As you can see, H2O AutoML is designed to have as few parameters as possible, which makes it very easy to use. For this experiment, we could've just changed the maximum runtime, the seed, and the project name; however, from our first tutorial, we learned that our dataset is highly imbalanced and that models have a hard time classifying the minority class. For that reason, we are setting balance_classes=True, and we are setting the sampling factors to [0.5,1.25], which means that we will undersample the majority class, and oversample the minority class.

aml = H2OAutoML(max_runtime_secs=900, seed=42, project_name='classification', 
                balance_classes=True, class_sampling_factors=[0.5,1.25])
%time aml.train(x=x, y=y, training_frame=train)

The only required parameters for H2O's AutoML are, ytraining_frame, and max_runtime_secs, which let us train AutoML for ‘x' amount of seconds and/or max_models, which would train a maximum number of models.

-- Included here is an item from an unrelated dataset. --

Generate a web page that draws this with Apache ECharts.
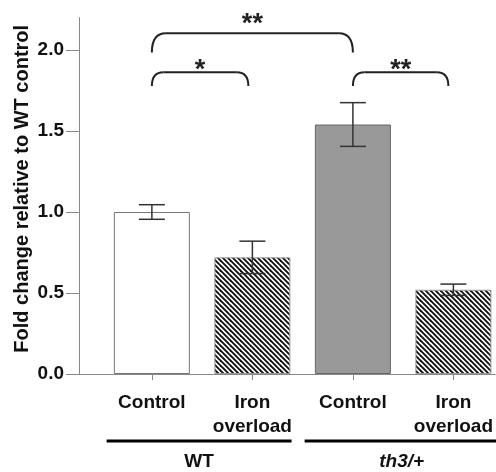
<!DOCTYPE html>
<html><head><meta charset="utf-8">
<script src="https://cdn.jsdelivr.net/npm/echarts@6/dist/echarts.min.js"></script>
<style>html,body{margin:0;padding:0;background:#fff}#c{width:496px;height:472px}</style>
</head><body><div id="c"></div>
<script>
// ---- data ----
const categories = ['Control', 'Iron\noverload', 'Control', 'Iron\noverload'];
const categoryPos = [1, 2, 3, 4];
const means = [1.00, 0.72, 1.54, 0.52];
const errors = [0.045, 0.10, 0.135, 0.035];
const yTicks = [0, 0.5, 1.0, 1.5, 2.0];
const groupNames = ['WT', 'th3/+'];
const groupSpans = [[0.55, 2.39], [2.52, 4.45]];
// bracket: [x1, x2, yTop, yEnd, starY]
const brackets = [[1, 3, 2.103, 1.985, 2.198], [1, 1.96, 1.862, 1.778, 1.914], [3, 3.95, 1.862, 1.778, 1.914]];
const bracketLabels = ['**', '*', '**'];

const FONT = '"Liberation Sans", Arial, sans-serif';

function hatch() {
  const c = document.createElement('canvas');
  const T = 10; c.width = T; c.height = T;
  const g = c.getContext('2d');
  g.fillStyle = '#fff'; g.fillRect(0, 0, T, T);
  g.strokeStyle = '#111'; g.lineWidth = 1.9;
  for (let k = -3; k <= 3; k++) {
    const cx = k * 5;
    g.beginPath(); g.moveTo(cx - 2, -2); g.lineTo(cx + T + 2, T + 2); g.stroke();
  }
  return c;
}
const hatchFill = { image: hatch(), repeat: 'repeat' };
const barStyles = [
  { color: '#ffffff', borderColor: '#777', borderWidth: 1 },
  { color: hatchFill, borderColor: '#999', borderWidth: 1 },
  { color: '#999999', borderColor: '#666', borderWidth: 1 },
  { color: hatchFill, borderColor: '#999', borderWidth: 1 }
];

const chart = echarts.init(document.getElementById('c'));
chart.setOption({
  animation: false,
  backgroundColor: '#fff',
  grid: { left: 79, right: 0, top: 17.6, bottom: 98 },
  xAxis: {
    type: 'value', min: 0.275, max: 4.416,
    splitLine: { show: false },
    axisLine: { lineStyle: { color: '#888', width: 1 } },
    axisTick: { show: true, customValues: categoryPos, length: 6, lineStyle: { color: '#888' } },
    axisLabel: {
      customValues: categoryPos,
      formatter: v => categories[Math.round(v) - 1] || '',
      fontFamily: FONT, fontWeight: 'bold', fontSize: 19, lineHeight: 24,
      color: '#111', margin: 17
    }
  },
  yAxis: {
    type: 'value', min: 0, max: 2.2,
    splitLine: { show: false },
    axisLine: { show: true, lineStyle: { color: '#888', width: 1 } },
    axisTick: { show: true, customValues: yTicks, length: 13, lineStyle: { color: '#888' } },
    axisLabel: {
      customValues: yTicks, formatter: v => v.toFixed(1),
      fontFamily: FONT, fontWeight: 'bold', fontSize: 19, color: '#111', margin: 15
    },
    name: 'Fold change relative to WT control',
    nameLocation: 'middle', nameGap: 47, nameMoveOverlap: false,
    nameTextStyle: { fontFamily: FONT, fontWeight: 'bold', fontSize: 20, color: '#111', padding: [0, 0, 0, 14] }
  },
  series: [
    {
      type: 'bar', barWidth: 76, z: 2,
      data: categoryPos.map((x, i) => ({ value: [x, means[i]], itemStyle: barStyles[i] }))
    },
    {
      type: 'custom', z: 3, clip: false,
      data: categoryPos.map((x, i) => [x, means[i], errors[i]]),
      renderItem: (params, api) => {
        const x = api.value(0), m = api.value(1), e = api.value(2);
        const t = api.coord([x, m + e]), b = api.coord([x, m - e]);
        const hw = 13;
        const st = { stroke: '#333', lineWidth: 1.5 };
        return { type: 'group', children: [
          { type: 'line', shape: { x1: t[0], y1: t[1], x2: b[0], y2: b[1] }, style: st },
          { type: 'line', shape: { x1: t[0] - hw, y1: t[1], x2: t[0] + hw, y2: t[1] }, style: st },
          { type: 'line', shape: { x1: b[0] - hw, y1: b[1], x2: b[0] + hw, y2: b[1] }, style: st }
        ]};
      }
    },
    {
      type: 'custom', z: 4, clip: false,
      data: brackets,
      renderItem: (params, api) => {
        const x1 = api.value(0), x2 = api.value(1), yt = api.value(2), ye = api.value(3), sy = api.value(4);
        const a = api.coord([x1, yt]), b = api.coord([x2, yt]), ae = api.coord([x1, ye]), s = api.coord([(x1 + x2) / 2, sy]);
        const drop = ae[1] - a[1];
        const r = Math.min(14, drop * 0.85);
        const st = { stroke: '#222', lineWidth: 2, fill: null };
        return { type: 'group', children: [
          { type: 'bezierCurve', shape: { x1: a[0], y1: ae[1], cpx1: a[0], cpy1: a[1], x2: a[0] + r, y2: a[1] }, style: st },
          { type: 'line', shape: { x1: a[0] + r, y1: a[1], x2: b[0] - r, y2: b[1] }, style: st },
          { type: 'bezierCurve', shape: { x1: b[0] - r, y1: b[1], cpx1: b[0], cpy1: b[1], x2: b[0], y2: ae[1] }, style: st },
          { type: 'text', style: { x: s[0], y: s[1] + 7, text: bracketLabels[params.dataIndex], align: 'center', verticalAlign: 'middle',
            font: 'bold 27px ' + FONT, fill: '#222' } }
        ]};
      }
    },
    {
      type: 'custom', z: 4, clip: false,
      data: groupSpans,
      renderItem: (params, api) => {
        const a = api.coord([api.value(0), 0]), b = api.coord([api.value(1), 0]);
        const y = a[1] + 67;
        const italic = params.dataIndex === 1 ? 'italic ' : '';
        return { type: 'group', children: [
          { type: 'line', shape: { x1: a[0], y1: y, x2: b[0], y2: y }, style: { stroke: '#000', lineWidth: 3 } },
          { type: 'text', style: { x: (a[0] + b[0]) / 2, y: y + 21, text: groupNames[params.dataIndex], align: 'center', verticalAlign: 'middle',
            font: italic + 'bold 19px ' + FONT, fill: '#111' } }
        ]};
      }
    }
  ]
});
</script></body></html>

Please note that max_runtime_secs has a default value, while max_models does not. For this task, we will set a time constraint and set max_runtime_secs equal to 900 seconds, or 15 minutes. The seed is the usual parameter that we set for reproducibility purposes. We also need a project name because we will do both classification and regression with AutoML. Lastly, we are setting balance_classes=True because we have a very imbalanced dataset, and we are using the default number of folds for cross-validation.

The second line of code has the parameters that we need to train our model. For now, we will just pass the x, y, and training frame. Please note that the parameter x is optional because if you were using all the columns in your dataset, you would not need to declare this parameter. The leaderboard frame can be used to score and rank models on the leaderboard, but we will use the validation scores to do so because we will check the performance of our models with the test set.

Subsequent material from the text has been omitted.